Kesimpulan dari beberapa penjelasan sebelumnya, bisa dipahami bahwa: (1) Perbedaan awal ramadhan dan hari raya, faktanya disebabkan batas politik nation-state. Setiap negara muslim merasa berwenang menentukan rukyat hilal sesuai batas negaranya, padahal tidak sesuai dengan ukuran mathla’ fiqih yang sebenarnya yakni 24 farsakh atau 133 KM. Adapun alasan ikhtilaf fiqih dan astronomis disinyalir hanya dalih untuk justifikasi normalisasi perbedaan tersebut. (2) Keberadaan penguasa tunggal yang mampu memimpin dan mempersatukan dunia Islam sehingga awal ramadhan dan hari raya bisa serentak bersama merupakan sebuah keniscayaan. (3) Penguasa ini bukan sembarang penguasa, namun penguasa yang menerapkan Islam secara menyeluruh, sehingga layak ditaati seluruh kaum muslimin dalam dunia Islam yang bersatu. (4) Berbagai penjelasan mengenai urgensi rukyat hilal global, tidak bisa dimaknai sebagai upaya menganggu ukhuwwah atau tidak menghargai ikhtilaf fiqih, karena justru ukhuwwah berbasis rukyat hilal global merupakan ukhuwwah yang sebenarnya, pasalnya ukhuwwah ini tidak memiliki sekat batas wilayah, karena ukhuwwah itu berbasis pada kesatuan akidah, bukan identitas politis atau historis yang tercipta melalui era kolonialisme sebagaimana plot Sykes-Picot.
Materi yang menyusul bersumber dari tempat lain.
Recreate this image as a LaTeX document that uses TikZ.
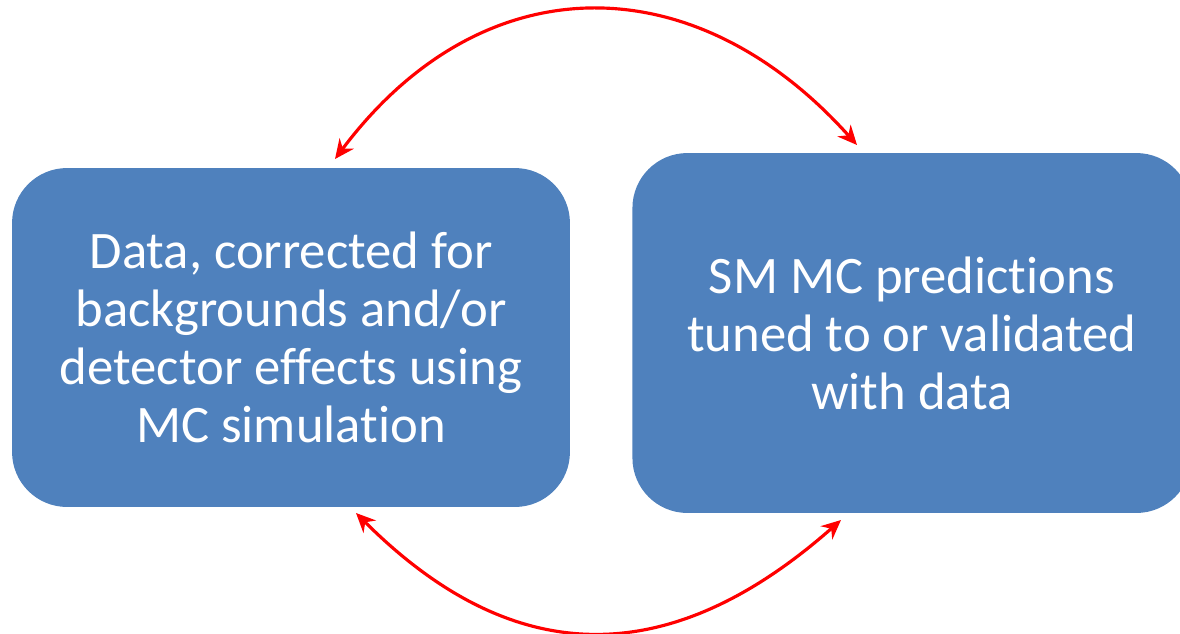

Persatuan umat Islam global itu merupakan sesuatu yang sangat rasional, seorang syaikh pernah menjelaskan:
الوحدة.. حلم مستحيل أم أنه مستقبل حاصل؟ وكيف تكون مستحيلة وقد تحققت في الماضي؛ فلقد جاء الإسلام والعرب في الجزيرة آنذاك فرق وطوائف لا تربطهم رابطة، ولا تجمعهم جامعة، إلا ما كان من دواعي العيش ومطالب الحياة في صورة لا تعدو وحدة قبلية، وعصبية جاهلية، وكانت على التفرق والخصام أقرب منها إلى الوحدة والوئام، فألّف الإسلام بين قلوب المسلمين على حقيقة واحدة صارخة، وهي الإيمان بإله واحد
Apakah persatuan umat itu mimpi yang utopis, atau masa depan yang realistis? Tapi bagaimana mungkin bisa dianggap utopis padahal persatuan tersebut pernah terjadi di masa lalu; Ketika Islam baru muncul, masyarakat Jazirah Arab kala itu berupa kelompok atau golongan yang tidak memiliki ikatan dan hubungan kecuali sekedar dorongan dan kebutuhan hidup karena kesamaan suku dan fanatisme jahiliah. Mereka lebih mudah berpecah belah dan berselisih ketimbang bersatu dan saling berdampingan. Lalu Islam mempersatukan hati kaum muslimin dalam sebuah kebenaran yang terang benderang, yakni beriman kepada Tuhan yang satu. (ar.islamway. net, 3/8/2009).
Akhir kata, semoga seluruh penjelasan artikel di atas bisa memberikan secercah cahaya dalam memahami perbedaan awal ramadhan dan hari raya di dunia Islam dewasa ini. Wallâhu a’lam.